The initial disappointment for Duncan, as he places his books down and takes up the paper, is that it is local rather than the
Globe.
The second disappointment is that it is the front section, which as he knows does not contain sports. So it is, by happenstance, that Duncan looks at the newspaper’s front page, and so it is that an unexpected process begins to occur within him.

Two-thirds or more of the top half of the front page is given not to a national or international news event but to the case of a local missing twelve-year-old boy and the suspect being sought in the case by the Portsmouth police. There is a picture of the boy, a photograph so blurred it looks like something from a spy movie, and a black-and-white composite of the suspect, a young man who looks threatening and ominous, missing only, it seems, some kind of tattoo or scar, and a picture of a large man standing beside a computer console next to two other men, captioned, “Police Lt. Gilbert Dulac, left, in charge of the investigation of missing Eric Wells, believes a computer may help return the Portsmouth boy home unharmed.”

The photos and composite sketch mean little to Duncan in themselves, nor does the text of the article, except that it is something to read, more or less casually, as he checks his watch again to see how late Wayne and Leon are running tonight.
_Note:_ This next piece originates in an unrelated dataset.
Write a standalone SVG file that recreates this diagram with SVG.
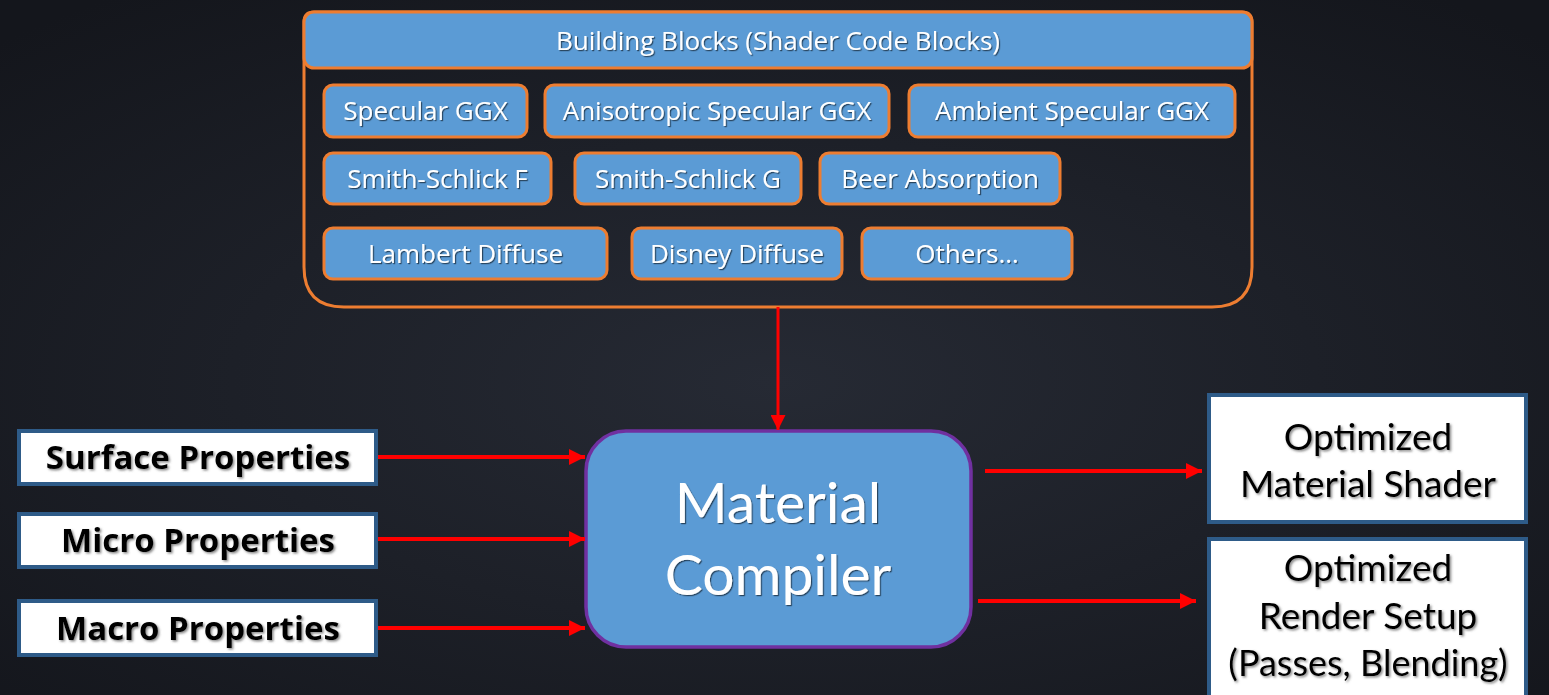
<svg xmlns="http://www.w3.org/2000/svg" width="1549" height="695" viewBox="0 0 1549 695">
<defs>
  <radialGradient id="bg" cx="50%" cy="55%" r="70%">
    <stop offset="0" stop-color="#262a34"/>
    <stop offset="1" stop-color="#14161c"/>
  </radialGradient>
  <filter id="shw" x="-5%" y="-20%" width="110%" height="140%">
    <feDropShadow dx="1.2" dy="1.2" stdDeviation="0.6" flood-color="#000" flood-opacity="0.55"/>
  </filter>
  <filter id="shb" x="-5%" y="-20%" width="110%" height="140%">
    <feDropShadow dx="1.5" dy="1.5" stdDeviation="0.8" flood-color="#555" flood-opacity="0.7"/>
  </filter>
  <marker id="ah" viewBox="0 0 10 10" refX="10" refY="5" markerWidth="4" markerHeight="4" orient="auto" markerUnits="strokeWidth">
    <path d="M0,0 L10,5 L0,10 z" fill="#ff0000"/>
  </marker>
  <marker id="ah2" viewBox="0 0 10 10" refX="10" refY="5" markerWidth="5" markerHeight="5" orient="auto" markerUnits="strokeWidth">
    <path d="M0,0 L10,5 L0,10 z" fill="#ff0000"/>
  </marker>
</defs>
<style>
  .blk { fill: #5b9bd5; stroke: #ed7d31; stroke-width: 3; }
  .wt { font-family: "Open Sans", Lato, sans-serif; fill: #ffffff; text-anchor: middle; filter: url(#shw); }
  .wl { font-family: Lato, "Open Sans", sans-serif; fill: #ffffff; text-anchor: middle; filter: url(#shw); }
  .bt { font-family: "Open Sans", Lato, sans-serif; fill: #000000; text-anchor: middle; filter: url(#shb); }
  .bl { font-family: Lato, "Open Sans", sans-serif; fill: #000000; text-anchor: middle; filter: url(#shb); }
  .inbox { fill: #ffffff; stroke: #2e5b88; stroke-width: 4; }
  .arr { stroke: #ff0000; stroke-width: 4; fill: none; marker-end: url(#ah); }
</style>
<rect width="1549" height="695" fill="url(#bg)"/>

<g id="building-blocks">
  <path d="M314,12 H1242 Q1252,12 1252,22 V267 Q1252,307 1212,307 H344 Q304,307 304,267 V22 Q304,12 314,12 Z" fill="none" stroke="#ed7d31" stroke-width="3"/>
  <rect class="blk" x="304" y="12" width="948" height="56" rx="10"/>
  <text class="wt" x="778" y="50" font-size="26">Building Blocks (Shader Code Blocks)</text>
</g>

<g id="specular-ggx"><rect class="blk" x="324" y="85" width="203" height="52" rx="9"/><text class="wt" x="425.5" y="120" font-size="26">Specular GGX</text></g>
<g id="anisotropic-specular-ggx"><rect class="blk" x="545" y="85" width="344" height="52" rx="9"/><text class="wt" x="717" y="120" font-size="26">Anisotropic Specular GGX</text></g>
<g id="ambient-specular-ggx"><rect class="blk" x="909" y="85" width="326" height="52" rx="9"/><text class="wt" x="1072" y="120" font-size="26">Ambient Specular GGX</text></g>

<g id="smith-schlick-f"><rect class="blk" x="324" y="153" width="227" height="51" rx="9"/><text class="wt" x="437.5" y="188" font-size="26">Smith-Schlick F</text></g>
<g id="smith-schlick-g"><rect class="blk" x="575" y="153" width="226" height="51" rx="9"/><text class="wt" x="688" y="188" font-size="26">Smith-Schlick G</text></g>
<g id="beer-absorption"><rect class="blk" x="820" y="153" width="240" height="51" rx="9"/><text class="wt" x="940" y="188" font-size="26">Beer Absorption</text></g>

<g id="lambert-diffuse"><rect class="blk" x="324" y="228" width="283" height="51" rx="9"/><text class="wt" x="465.5" y="263" font-size="26">Lambert Diffuse</text></g>
<g id="disney-diffuse"><rect class="blk" x="632" y="228" width="210" height="51" rx="9"/><text class="wt" x="737" y="263" font-size="26">Disney Diffuse</text></g>
<g id="others"><rect class="blk" x="862" y="228" width="210" height="51" rx="9"/><text class="wt" x="967" y="263" font-size="26">Others…</text></g>

<g id="material-compiler">
  <rect x="586" y="431" width="385" height="216" rx="40" fill="#5b9bd5" stroke="#7030a0" stroke-width="3.5"/>
  <text class="wl" x="778" y="523" font-size="57">Material</text>
  <text class="wl" x="778" y="595" font-size="57">Compiler</text>
</g>

<g id="surface-properties"><rect class="inbox" x="19" y="431" width="357" height="53"/><text class="bt" x="198" y="469" font-size="33" font-weight="bold">Surface Properties</text></g>
<g id="micro-properties"><rect class="inbox" x="19" y="514" width="357" height="53"/><text class="bt" x="198" y="552" font-size="33" font-weight="bold">Micro Properties</text></g>
<g id="macro-properties"><rect class="inbox" x="19" y="601" width="357" height="54"/><text class="bt" x="198" y="640" font-size="33" font-weight="bold">Macro Properties</text></g>

<g id="optimized-material-shader"><rect class="inbox" x="1209" y="395" width="317" height="127"/><text class="bl" x="1368" y="450" font-size="37">Optimized</text><text class="bl" x="1368" y="497" font-size="37">Material Shader</text></g>
<g id="optimized-render-setup"><rect class="inbox" x="1209" y="539" width="317" height="170"/><text class="bl" x="1368" y="581" font-size="37">Optimized</text><text class="bl" x="1368" y="629" font-size="37">Render Setup</text><text class="bl" x="1368" y="676" font-size="36">(Passes, Blending)</text></g>

<g id="connectors">
  <line class="arr" x1="778" y1="307" x2="778" y2="430" style="stroke-width:3;marker-end:url(#ah2)"/>
  <line class="arr" x1="378" y1="457" x2="585" y2="457"/>
  <line class="arr" x1="378" y1="539" x2="585" y2="539"/>
  <line class="arr" x1="378" y1="628" x2="585" y2="628"/>
  <line class="arr" x1="985" y1="471" x2="1202" y2="471"/>
  <line class="arr" x1="978" y1="601" x2="1196" y2="601"/>
</g>
</svg>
Nor is it the case itself which is addressing his mind—such a case seems almost generic in newspaper offerings—rather that it is taking place in nearby Portsmouth, the neat little city over on the water which it seemed he like other students was always planning to visit.

Duncan smiles then, even snickers lightly, as a couple of details in the article—a silver-gray car, a man in his early twenties with a reddish complexion—make it sound, of all people, like their strange and needy housemate, Vernon, who has been following the weirdest schedule lately. Vernon, he thinks. Dear God, of course, he had promised to hear him out tonight, to help him with his problem.

With new curiosity and a tingling about his ears, however, Duncan finds himself looking hard at the composite, to see if there is any resemblance. There seems little. The hair looks black, of course, and the face appears too hard, too evil, to belong to anyone like Vernon, Glancing up then, seeing Leon and Wayne headed his way, Duncan misfolds the newspaper, lays it back where he had found it, and gets to his feet. Taking up his books, turning to join in procession with the other two, knowing he will make no mention here of the curious coincidence concerning the already much-maligned fourth in their household quartet, he joins, too, in a ragged ongoing exchange having to do with someone’s charge, somewhere, that amnesty amounted to repudiation of the charges against those who had escaped to Canada. . . . He will always remember, though, and will relate any number of times, the unsettling presence, a silent blinking light, which seemed to be signaling him even then from a remote corner of his mind.